Athens wants explicit pledge of EU aid

Athens: Geek Prime Minister George Papandreou is racing to secure an explicit pledge of European aid and cut his country's borrowing costs as 20 billion euros ($27 billion, Dh99.59 billion) of debt comes due in the next two months.
With investors still demanding Greece pay three percentage points more than Germany on its 10-year debt, Papandreou says Greece can't afford to hold out much longer at current market rates. His government still needs to raise another 10 billion euros to repay bonds maturing on April 20 and May 19.
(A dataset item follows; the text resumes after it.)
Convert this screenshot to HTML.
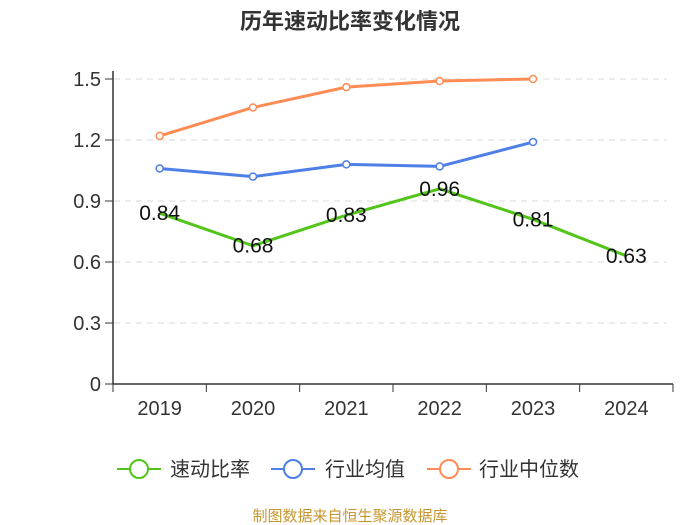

"Greece wants to bring down its funding costs fast," said Holger Schmieding, chief European economist at Bank of America- Merrill Lynch, in a note to investors. If the spread doesn't narrow in the next month, "Greece may ask for financial support."
Split
Papandreou's appeal to the European Union to help him steer interest rates lower is being stymied by a deepening split among the bloc's leaders. While French President Nicolas Sarkozy said the euro region would rescue Greece if necessary, German Chancellor Angela Merkel's government on Thursday signalled it's ready to turn its back on Greece and force Papandreou to seek International Monetary Fund assistance.
In the Netherlands, a traditional German ally in European fiscal debates, acting Finance Minister Jan Kees de Jager said late Thursday the IMF could pay "part" of what Greece needs.
The yield on Greek 10-year bonds rose 2 basis points to 6.279 per cent yesterday. That pushed the spread on German equivalents to 314 points, the most since March 1. By contrast, Greece could pay as little as 3.25 per cent for IMF funds, based on what the lender is charging at current global interest rates.
Papandreou says Greece deserves better treatment from markets after presenting an austerity programme on March 3 so harsh that it sparked the second national strike in less than two months. "We are under a basically IMF programme," Papandreou said Thursday. "We don't want to be in a situation where we have the worst of the IMF, if you like, and none of the advantages of the euro."